# Exercise objective
Reproduce, word for word, the span of lines starting at the line holding "Write a web" and ending at the line holding "-5.35, -4.23, -3.19]". Omit every picture.

# Information supplied
● ● ● ● ● ● ●

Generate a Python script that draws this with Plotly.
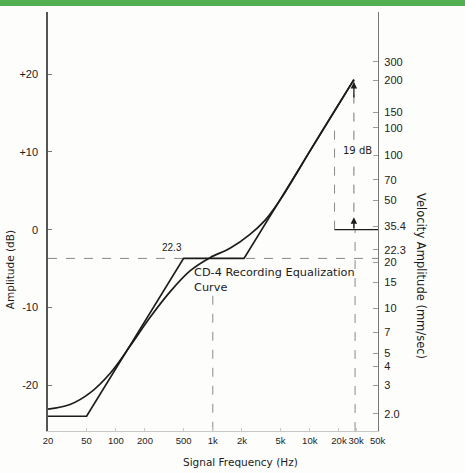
import plotly.graph_objects as go
import math

# ---- data ----
asym_freq = [20, 50, 500, 2100, 28500]
asym_db = [-24.0, -24.0, -3.7, -3.7, 19.3]

smooth_freq = [20, 33.7, 54.2, 87.1, 140, 225, 362, 582, 936, 1504, 2418, 3452, 4931, 7038, 10000, 20000, 28500]
smooth_db = [-23.1, -22.5, -21.0, -18.5, -15.0, -11.3, -8.0, -5.3, -3.6, -2.4, -0.6, 1.2, 3.8, 6.9, 10.1, 16.2, 19.3]

x_tick_vals = [20, 50, 100, 200, 500, 1000, 2000, 5000, 10000, 20000, 30000, 50000]
x_tick_text = ["20", "50", "100", "200", "500", "1k", "2k", "5k", "10k", "20k", "30k", "50k"]

left_tick_vals = [-20, -10, 0, 10, 20]
left_tick_text = ["-20", "-10", "0", "+10", "+20"]

right_tick_db = [21.6, 19.2, 15.1, 13.1, 9.6, 6.4, 3.8, 0.4, -2.6, -4.2, -6.8, -10.1, -13.2, -15.9, -17.6, -20.0, -23.7]
right_tick_text = ["300", "200", "150", "100", "100", "70", "50", "35.4", "22.3", "20", "15", "10", "7", "5", "4", "3", "2.0"]

ref_level_db = -3.7       # 22.3 mm/sec level
zero_level_db = 0.0       # 35.4 mm/sec level
top_db = 19.3
y_range = [-25.9, 28.0]
x_range = [20, 50500]

FONT = "Liberation Sans, Arial, sans-serif"
WIDE = "DejaVu Sans, Verdana, sans-serif"
INK = "#1c1c1c"
GREY = "#8a8a8a"
BG = "#fdfdfb"

fig = go.Figure()

def ref_line(xs, ys, color=GREY, width=1, dash="dash"):
    fig.add_trace(go.Scatter(x=xs, y=ys, mode="lines", line=dict(color=color, width=width, dash=dash),
                             hoverinfo="skip", showlegend=False))

# reference (dashed) lines
ref_line([x_range[0], x_range[1]], [ref_level_db, ref_level_db])
ref_line([1000, 1000], [-8.5, y_range[0]])
ref_line([18000, 18000], [zero_level_db, 13.7])
ref_line([29300, 29300], [y_range[0], zero_level_db])
ref_line([28500, 28500], [zero_level_db, top_db], color="#777")
# 35.4 level solid line
ref_line([18000, x_range[1]], [zero_level_db, zero_level_db], color=INK, width=1.3, dash="solid")

# curves
fig.add_trace(go.Scatter(x=asym_freq, y=asym_db, mode="lines",
                         line=dict(color=INK, width=1.7), showlegend=False))
fig.add_trace(go.Scatter(x=smooth_freq, y=smooth_db, mode="lines", line_shape="spline",
                         line=dict(color=INK, width=1.7), showlegend=False))

# invisible trace for right axis
fig.add_trace(go.Scatter(x=[x_range[0]], y=[0], yaxis="y2", mode="markers",
                         marker=dict(opacity=0), hoverinfo="skip", showlegend=False))

lx = math.log10

def txt(text, x, y, size, family=FONT, **kw):
    d = dict(text=text, x=x, y=y, showarrow=False, xanchor=kw.pop("xanchor", "center"),
             yanchor="middle", font=dict(size=size, family=family, color=INK))
    d.update(kw)
    return d

fig.update_layout(
    width=465, height=473,
    margin=dict(l=48, r=87, t=12, b=42),
    paper_bgcolor=BG, plot_bgcolor=BG,
    font=dict(family=FONT, color=INK, size=11),
    xaxis=dict(type="log", range=[lx(x_range[0]), lx(x_range[1])],
               tickvals=x_tick_vals, ticktext=x_tick_text, tickangle=0,
               showgrid=False, zeroline=False, showline=True, linecolor="#c8c8c8", linewidth=1,
               ticks="inside", ticklen=3, tickcolor="#c8c8c8", ticklabelstandoff=1,
               tickfont=dict(size=9.5, color="#222")),
    yaxis=dict(range=y_range, tickvals=left_tick_vals, ticktext=left_tick_text,
               showgrid=False, zeroline=False, showline=True, linecolor="#555", linewidth=1.5,
               ticks="inside", ticklen=4, tickcolor="#777", ticklabelstandoff=6,
               tickfont=dict(size=11, color="#222")),
    yaxis2=dict(range=y_range, overlaying="y", side="right",
                tickvals=right_tick_db, ticktext=right_tick_text,
                showgrid=False, zeroline=False, showline=True, linecolor="#777", linewidth=1.3,
                ticks="inside", ticklen=5, tickcolor="#999", ticklabelstandoff=3,
                tickfont=dict(size=11, color="#222")),
    shapes=[dict(type="rect", xref="paper", yref="paper", x0=-0.2, x1=1.3,
                 y0=1.0143, y1=1.04, fillcolor="#52b052", line=dict(width=0), layer="above")],
    annotations=[
        txt("Amplitude (dB)", -0.115, 0.384, 10.5, WIDE, xref="paper", yref="paper", textangle=-90),
        txt("Velocity Amplitude (mm/sec)", 1.13, 0.37, 11.5, WIDE, xref="paper", yref="paper", textangle=90),
        txt("Signal Frequency (Hz)", 0.582, -0.074, 10.5, WIDE, xref="paper", yref="paper"),
        txt("22.3", lx(380), -2.25, 10),
        txt("CD-4 Recording Equalization", lx(615), -5.5, 11.3, WIDE, xanchor="left"),
        txt("Curve", lx(615), -7.4, 11.3, WIDE, xanchor="left"),
        txt("19 dB", lx(30700), 10.2, 10, WIDE, bgcolor=BG),
        dict(text="", x=lx(28500), y=top_db - 0.3, ax=lx(28500), ay=top_db - 2.5,
             axref="x", ayref="y", showarrow=True, arrowhead=2, arrowsize=1, arrowwidth=1.3,
             arrowcolor=INK),
        dict(text="", x=lx(28500), y=1.6, ax=lx(28500), ay=0.0,
             axref="x", ayref="y", showarrow=True, arrowhead=2, arrowsize=1, arrowwidth=1.3,
             arrowcolor=INK),
    ],
)

fig.write_html("out.html")
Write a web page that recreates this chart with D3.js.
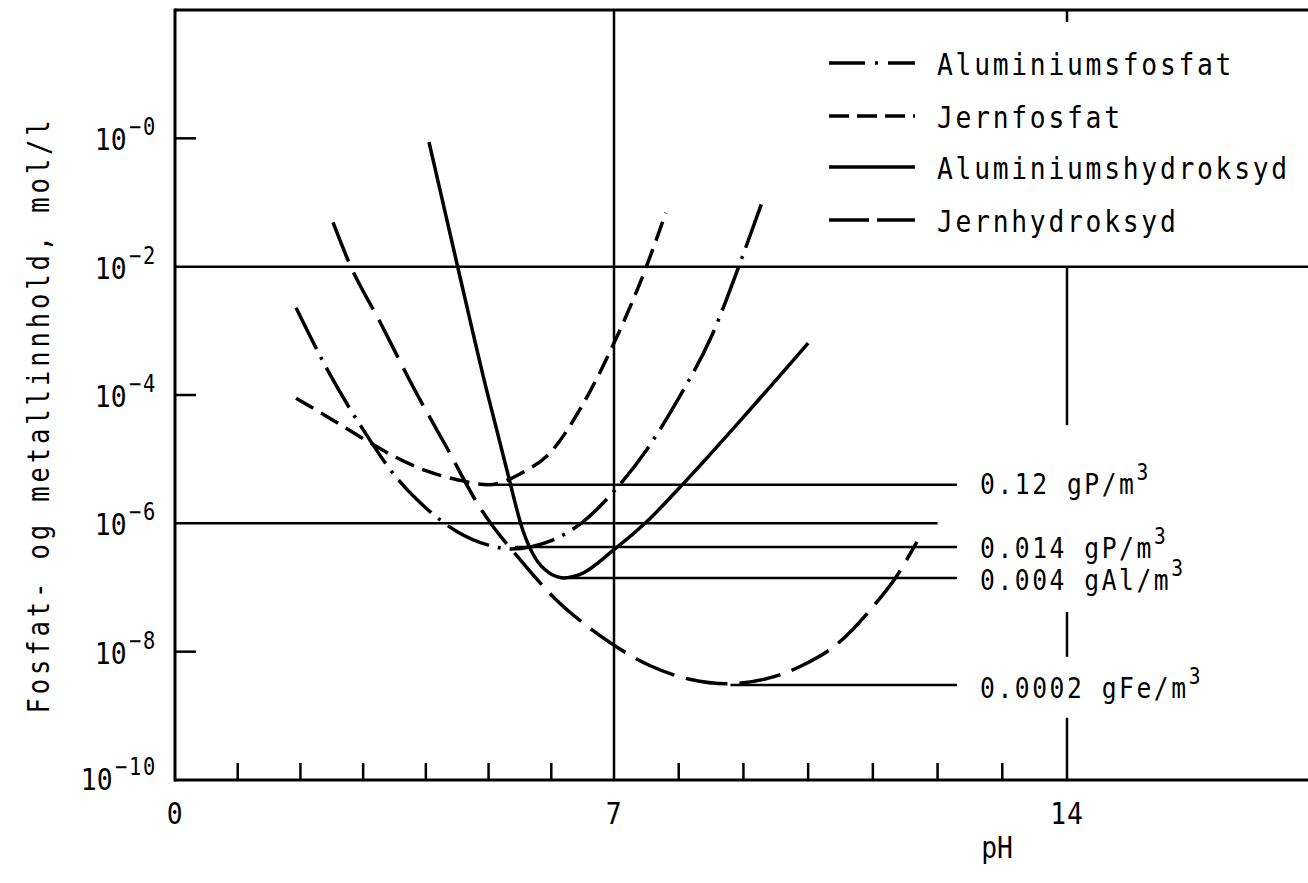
<!DOCTYPE html>
<html>
<head>
<meta charset="utf-8">
<script src="https://cdn.jsdelivr.net/npm/d3@7"></script>
<style>
body { margin: 0; background: #fff; }
svg text { font-family: "DejaVu Sans Mono", monospace; fill: #000; }
</style>
</head>
<body>
<div id="chart"></div>
<script>
// values: pH and log10 of concentration (mol/l)
const alPhosPH = [1.93, 2.5, 3.0, 3.5, 4.0, 4.5, 5.0, 5.35, 5.7, 6.0, 6.5, 7.0, 7.5, 8.0, 8.5, 9.0, 9.3]
const alPhosLog = [-2.64, -3.73, -4.54, -5.25, -5.76, -6.13, -6.34, -6.40, -6.36, -6.27, -5.98, -5.50, -4.86, -4.05, -3.10, -1.80, -0.96]

const fePhosPH = [1.93, 2.5, 3.0, 3.5, 4.0, 4.5, 5.0, 5.5, 6.0, 6.5, 7.0, 7.5, 7.8]
const fePhosLog = [-4.05, -4.38, -4.68, -4.96, -5.18, -5.32, -5.40, -5.23, -4.88, -4.15, -3.19, -2.0, -1.16]

const alHydPH = [4.05, 4.5, 4.95, 5.3, 5.55, 5.75, 5.95, 6.2, 6.45, 7.0, 7.5, 8.1, 9.1, 10.0]
const alHydLog = [-0.06, -1.97, -3.85, -5.20, -6.12, -6.55, -6.76, -6.85, -6.80, -6.41, -5.98, -5.35, -4.23, -3.19]

const feHydPH = [2.52, 2.76, 3.3, 3.8, 4.3, 4.86, 5.55, 6.14, 6.57, 6.97, 7.56, 8.17, 8.75, 9.36, 9.9, 10.45, 11.0, 11.37, 11.68]
const feHydLog = [-1.31, -1.90, -2.92, -3.88, -4.76, -5.75, -6.62, -7.25, -7.60, -7.88, -8.22, -8.43, -8.50, -8.42, -8.22, -7.88, -7.30, -6.82, -6.29]

const seriesNames = ["Aluminiumsfosfat", "Jernfosfat", "Aluminiumshydroksyd", "Jernhydroksyd"]

// reference levels drawn to the right
const refText = ["0.12 gP/m", "0.014 gP/m", "0.004 gAl/m", "0.0002 gFe/m"]
const refLog = [-5.40, -6.37, -6.85, -8.52]
const refStartPH = [5.0, 5.42, 6.15, 8.8]
const refEndPH = 12.3

const yExponents = [0, -2, -4, -6, -8, -10]
const yGridExponents = [-2, -6]
const xLabels = [0, 7, 14]
const xMinorTicks = [1, 2, 3, 4, 5, 6, 8, 9, 10, 11, 12, 13]
// pH 14 line is broken where the labels sit
const ph14Segments = [[-2, -4.47], [-7.38, -8.08], [-9.03, -10]]

const width = 1308, height = 883

const svg = d3.select("#chart").append("svg").attr("width", width).attr("height", height)

const x = d3.scaleLinear().domain([0, 7, 14, 18]).range([175, 614, 1067, 1326])
const y = d3.scaleLog().domain([1e-10, 1e2]).range([780, 10])
const yl = e => y(Math.pow(10, e))

const plotLeft = x(0), plotRight = width, plotTop = y(1e2), plotBottom = y(1e-10)

// the original lettering is a narrow typewriter face, so squeeze the mono font
const squeeze = 0.85
const place = (tx, ty, extra = "") => `translate(${tx},${ty}) ${extra} scale(${squeeze},1)`

// frame
svg.append("line").attr("x1", plotLeft).attr("x2", plotRight).attr("y1", plotTop).attr("y2", plotTop)
	.attr("stroke", "#000").attr("stroke-width", 3)
svg.append("line").attr("x1", plotLeft).attr("x2", plotRight).attr("y1", plotBottom).attr("y2", plotBottom)
	.attr("stroke", "#000").attr("stroke-width", 3)
svg.append("line").attr("x1", plotLeft).attr("x2", plotLeft).attr("y1", plotTop - 1.5).attr("y2", plotBottom + 1.5)
	.attr("stroke", "#000").attr("stroke-width", 3)

// horizontal grid lines at 10^-2 and 10^-6
svg.selectAll(".hgrid")
	.data(yGridExponents)
	.enter()
	.append("line")
	.attr("x1", plotLeft)
	.attr("x2", d => d === -2 ? plotRight : x(12))
	.attr("y1", d => yl(d))
	.attr("y2", d => yl(d))
	.attr("stroke", "#000")
	.attr("stroke-width", 2.5)

// pH 7 full line
svg.append("line").attr("x1", x(7)).attr("x2", x(7)).attr("y1", plotTop).attr("y2", plotBottom)
	.attr("stroke", "#000").attr("stroke-width", 2.5)

// pH 14 broken line and top tick
svg.selectAll(".ph14")
	.data(ph14Segments)
	.enter()
	.append("line")
	.attr("x1", x(14)).attr("x2", x(14))
	.attr("y1", d => yl(d[0])).attr("y2", d => yl(d[1]))
	.attr("stroke", "#000").attr("stroke-width", 2.5)
svg.append("line").attr("x1", x(14)).attr("x2", x(14)).attr("y1", plotTop).attr("y2", plotTop + 12)
	.attr("stroke", "#000").attr("stroke-width", 2.5)

// x minor ticks
svg.selectAll(".xtick")
	.data(xMinorTicks)
	.enter()
	.append("line")
	.attr("x1", d => x(d)).attr("x2", d => x(d))
	.attr("y1", plotBottom).attr("y2", plotBottom - 17)
	.attr("stroke", "#000").attr("stroke-width", 2.5)

// y minor ticks
svg.selectAll(".ytick")
	.data(yExponents.filter(e => e !== -10 && yGridExponents.indexOf(e) < 0))
	.enter()
	.append("line")
	.attr("x1", plotLeft).attr("x2", plotLeft + 21)
	.attr("y1", d => yl(d)).attr("y2", d => yl(d))
	.attr("stroke", "#000").attr("stroke-width", 2.5)

// y tick labels
const ylab = svg.selectAll(".ylab")
	.data(yExponents)
	.enter()
	.append("text")
	.attr("transform", d => place(157, yl(d) + (d === -10 ? 10 : 12)))
	.attr("text-anchor", "end")
	.style("font-size", "31px")
ylab.append("tspan").text("10")
ylab.append("tspan")
	.attr("dy", -15)
	.attr("dx", 3)
	.style("font-size", "24px")
	.style("letter-spacing", "2px")
	.text(d => "\u2212" + Math.abs(d))

// x tick labels
svg.selectAll(".xlab")
	.data(xLabels)
	.enter()
	.append("text")
	.attr("transform", d => place(x(d), 824))
	.attr("text-anchor", "middle")
	.style("font-size", "31px")
	.style("letter-spacing", "1px")
	.text(d => d)

svg.append("text").attr("transform", place(997, 858)).attr("text-anchor", "middle")
	.style("font-size", "31px").text("pH")

svg.append("text")
	.attr("transform", place(49, 415, "rotate(-90)"))
	.attr("text-anchor", "middle")
	.style("font-size", "30px")
	.style("letter-spacing", "4.6px")
	.text("Fosfat- og metallinnhold, mol/l")

// reference level lines + labels
svg.selectAll(".ref")
	.data(refLog)
	.enter()
	.append("line")
	.attr("x1", (d, i) => x(refStartPH[i]))
	.attr("x2", x(refEndPH))
	.attr("y1", d => yl(d)).attr("y2", d => yl(d))
	.attr("stroke", "#000").attr("stroke-width", 2.5)

const refBase = [494, 558, 590, 698]
const rl = svg.selectAll(".reflab")
	.data(refText)
	.enter()
	.append("text")
	.attr("transform", (d, i) => place(980, refBase[i]))
	.style("font-size", "29px")
	.style("letter-spacing", "3px")
rl.append("tspan").text(d => d)
rl.append("tspan").attr("dy", -14).style("font-size", "23px").text("3")

// curves
const curves = [
	{ ph: alPhosPH, lg: alPhosLog, dash: "46,9,3,9" },
	{ ph: fePhosPH, lg: fePhosLog, dash: "20,9" },
	{ ph: alHydPH, lg: alHydLog, dash: null },
	{ ph: feHydPH, lg: feHydLog, dash: "42,12" },
]

const line = d3.line()
	.x(d => x(d[0]))
	.y(d => yl(d[1]))
	.curve(d3.curveMonotoneX)

svg.selectAll(".curve")
	.data(curves)
	.enter()
	.append("path")
	.attr("d", c => line(c.ph.map((p, i) => [p, c.lg[i]])))
	.attr("fill", "none")
	.attr("stroke", "#000")
	.attr("stroke-width", 3.5)
	.attr("stroke-dasharray", c => c.dash)

// legend
const legendDash = ["36,10,3,10", "20,8", null, "40,8"]
const legendY = [63, 116, 167, 220]
const lg = svg.selectAll(".legend")
	.data(seriesNames)
	.enter()
	.append("g")
	.attr("transform", (d, i) => `translate(0, ${legendY[i]})`)
lg.append("line")
	.attr("x1", 829).attr("x2", 915)
	.attr("stroke", "#000").attr("stroke-width", 3.5)
	.attr("stroke-dasharray", (d, i) => legendDash[i])
lg.append("text")
	.attr("transform", place(937, 12))
	.style("font-size", "31px")
	.style("letter-spacing", "3.2px")
	.text(d => d)
</script>
</body>
</html>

● ● ● ● ● ● ●

# Complete response
Write a web page that recreates this chart with D3.js.
<!DOCTYPE html>
<html>
<head>
<meta charset="utf-8">
<script src="https://cdn.jsdelivr.net/npm/d3@7"></script>
<style>
body { margin: 0; background: #fff; }
svg text { font-family: "DejaVu Sans Mono", monospace; fill: #000; }
</style>
</head>
<body>
<div id="chart"></div>
<script>
// values: pH and log10 of concentration (mol/l)
const alPhosPH = [1.93, 2.5, 3.0, 3.5, 4.0, 4.5, 5.0, 5.35, 5.7, 6.0, 6.5, 7.0, 7.5, 8.0, 8.5, 9.0, 9.3]
const alPhosLog = [-2.64, -3.73, -4.54, -5.25, -5.76, -6.13, -6.34, -6.40, -6.36, -6.27, -5.98, -5.50, -4.86, -4.05, -3.10, -1.80, -0.96]

const fePhosPH = [1.93, 2.5, 3.0, 3.5, 4.0, 4.5, 5.0, 5.5, 6.0, 6.5, 7.0, 7.5, 7.8]
const fePhosLog = [-4.05, -4.38, -4.68, -4.96, -5.18, -5.32, -5.40, -5.23, -4.88, -4.15, -3.19, -2.0, -1.16]

const alHydPH = [4.05, 4.5, 4.95, 5.3, 5.55, 5.75, 5.95, 6.2, 6.45, 7.0, 7.5, 8.1, 9.1, 10.0]
const alHydLog = [-0.06, -1.97, -3.85, -5.20, -6.12, -6.55, -6.76, -6.85, -6.80, -6.41, -5.98, -5.35, -4.23, -3.19]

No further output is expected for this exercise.